Plusieurs outils/technologies peuvent aider à réaliser ce projet. J’ai
cité la parabole solaire, le four solaire et la permaculture, mais d’autres
outils/technologies existent. Il y en même qui sont open source ! Je parle
d’inventions qui ont été conçues et prototypées lors du POC21, un espace
partagé de fabrication qui s'est déroulé en France entre Aout et Septembre 2015
[1]. Parmi ces outils: Une éolienne en kit à moins de 20 euros, une douche qui
recycle l’eau en boucle et en temps réel, un tracteur à pédales, un filtre
antibactérien qui rend l’eau potable, une serre de permaculture clé en main, des
outils pour la conservation des aliments sans énergie, etc.
La synthèse
Pour résumer, je
dirai que la Tunisie profonde a plus besoin de petits projets locaux qui
développent l’autonomie des habitants que de grands investissements qui
augmentent leur dépendance vis-à-vis du tourisme, de l’industrie ou même de
l’Etat. Ce qu’il faudrait, c’est un modèle de développement qui prend en compte
les ressources et les richesses disponibles localement et qui optimise leur
exploitation dans la durée.

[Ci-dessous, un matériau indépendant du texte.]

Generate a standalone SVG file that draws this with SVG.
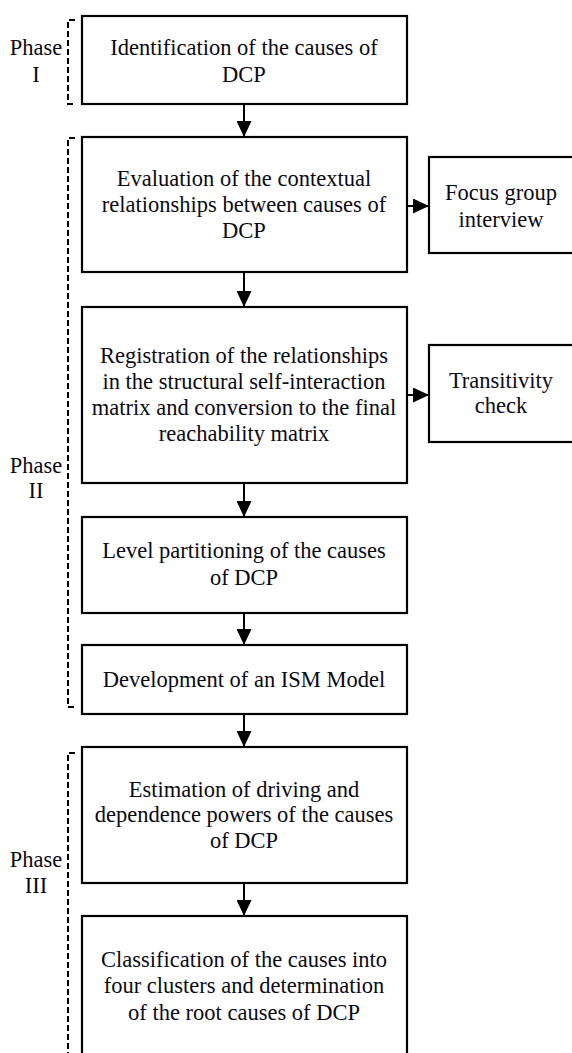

D’abord pour permettre aux familles de devenir
autonomes, ensuite en élargissant le cercle de l’autonomie aux villages et aux
réseaux de villages, dans une dynamique vertueuse qui est le cœur même du développement durable et qui est capable de transformer la vie de milliers de
gens à travers tout le pays.
La question qu’on
peut se poser est : Qui va réliaser tout cela ? Je pense que c’est
une responsabilité collective. L’Etat a certainement un rôle à jouer, mais
aussi les entreprises (notamment les entreprises sociales), les media, la
société civile et les simples citoyens. Personnellment, je viens de créer une
association dont l’objectif est l’autonomisation des habitants des régions
pauvres. Je suis conscient qu’il s’agit d’un projet d’une grande envergure et que
j’aurai besoin d’un réseau important de compétences. J’invite donc tous ceux
qui veulent y participer à adhérer en visitant le site de l'association : www.associationbadr.com
J’espère qu’en
conjugant nos efforts, ce projet prendra forme et aidera à faire du
développement durable une réalité dans les endroits reculés de la Tunisie.